Prevention and quick diagnosis are critical! Here are some things to keep in mind this summer:
1. Wear light-coloured, long-sleeved clothing with pants tucked into socks, when outdoors in tall grasses and wooded areas so that ticks are more visible.
2. DEET is a proven tick repellant. Lemon eucalyptus extract may also be an effective tick repellant and safer for chemically sensitive individuals.
3. If you find a tick attached to your skin, gently remove it with a pair of tweezers (by the head and as close to the skin as possible without squeezing its body), and apply antiseptic to the bite. Do not use heat or chemicals to remove the tick.
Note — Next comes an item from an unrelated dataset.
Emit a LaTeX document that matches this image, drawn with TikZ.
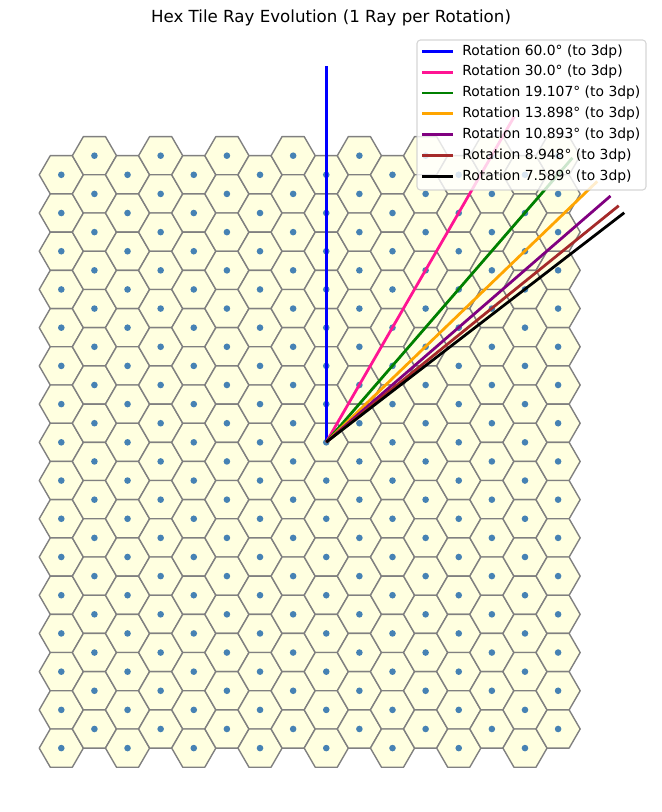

Secure the tick in a container, zip-lock bag, or tape it to a card, write the date and location of the bite, and take it to public health for Lyme bacteria testing.
4. Public Health advises that infection will not occur if you remove the tick within 20 to 24 hours, though research is conflicting so please check yourself, children, and pets, frequently during outdoor activities, including gardening, hiking, hunting, etc.
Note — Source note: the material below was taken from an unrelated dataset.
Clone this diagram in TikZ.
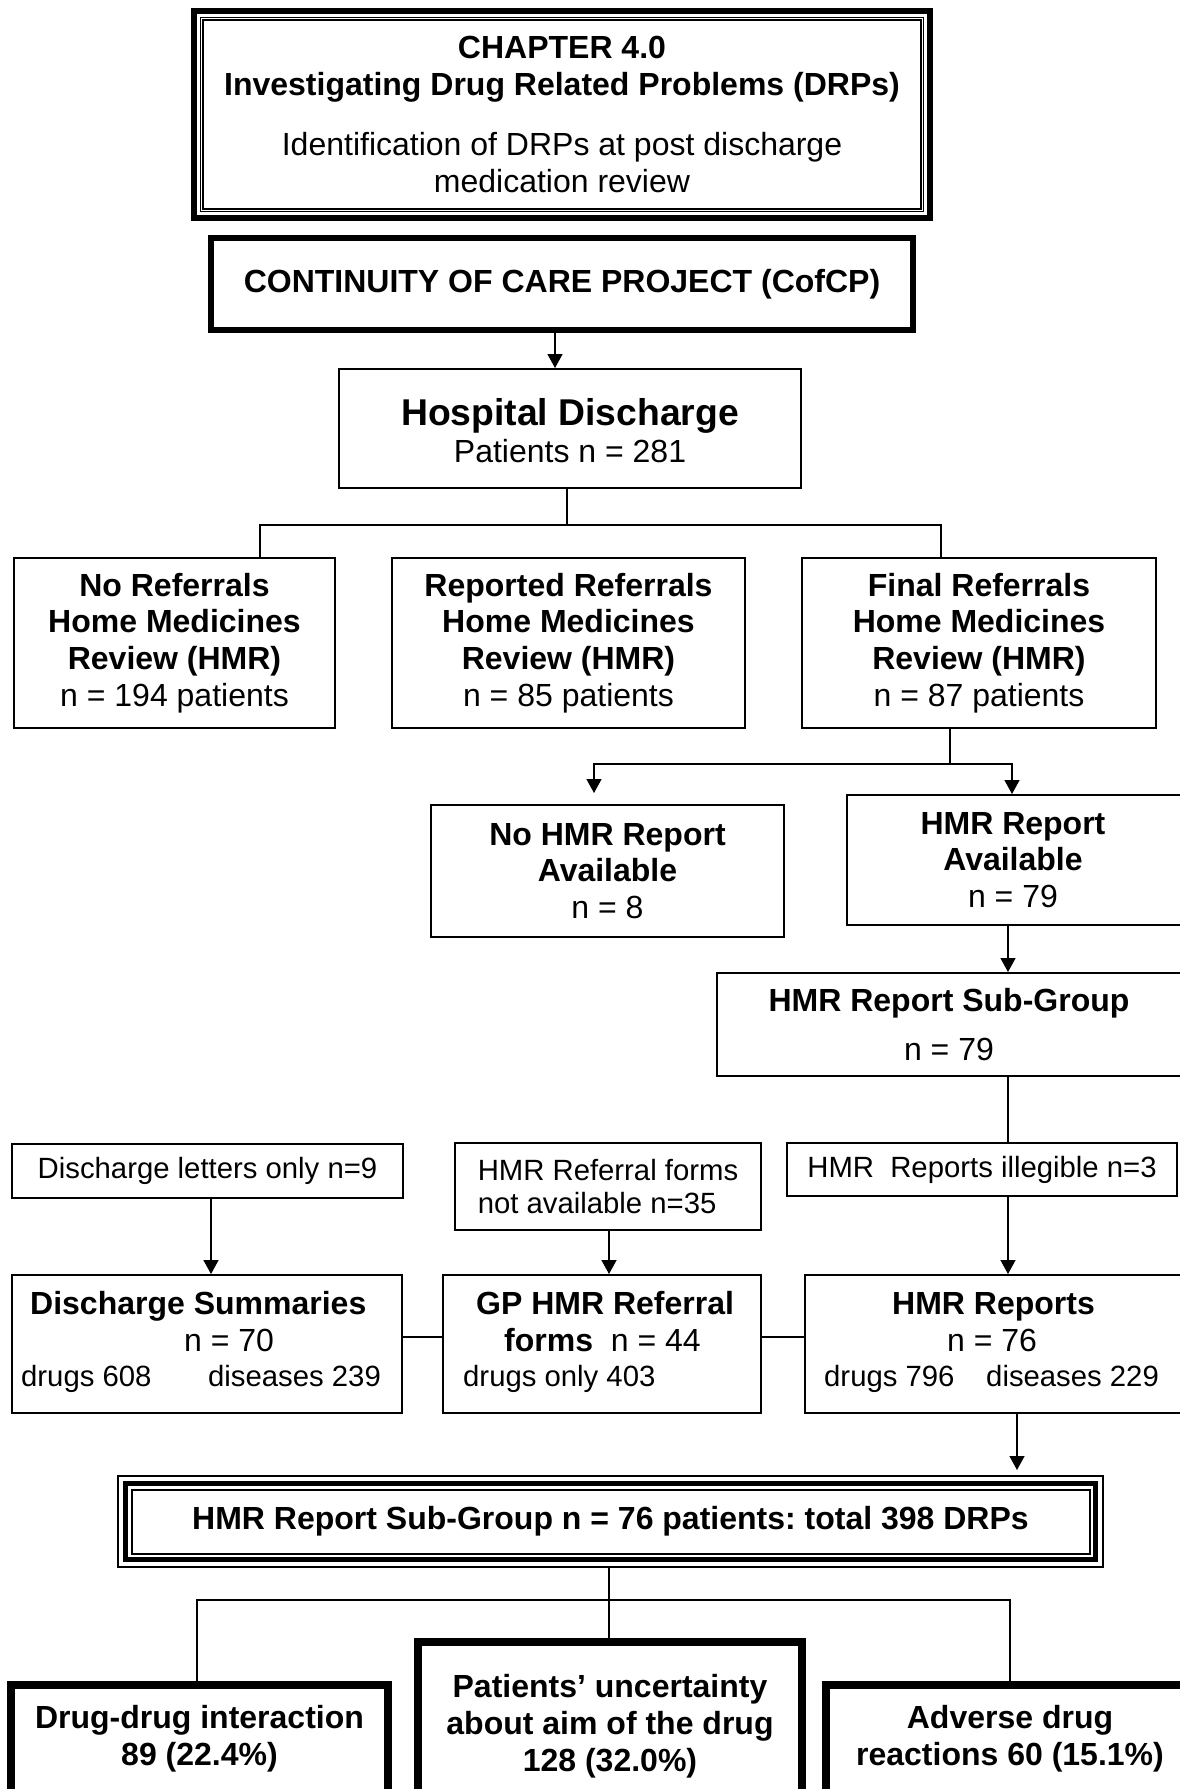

5. If you did contract the Lyme bacteria, testing won’t be positive for at least 4 weeks. It is important to receive treatment as soon as possible however, and know that symptoms may appear anywhere from 3 days to several months after the bite.
6. If you develop a rash and are uncertain, take a photo and have a healthcare practitioner look at the rash. If you are regularly exposed to ticks, request that your practitioner biopsy the rash and alert the pathologist to look for the Lyme bacteria (spirochete).
7. Keep your immune system up! Any chronic condition puts significant strain on your immune system so that battling acute infections such as Lyme is more challenging. Work with a health practitioner to understand where your immune imbalances exist and how to support them.
8. If your spouse has ever been diagnosed with Lyme disease and you suspect that you might also have the disease, request a thorough evaluation by a health practitioner. Our Public Health Agency advises that you cannot acquire the infection from human body fluids such as semen, but this has not been proven and many Lyme specialists believe that transmission does in fact occur, so caution is warranted.
9. If you are pregnant or breastfeeding, be particularly watchful as Lyme bacteria can cross the placenta and into breast milk.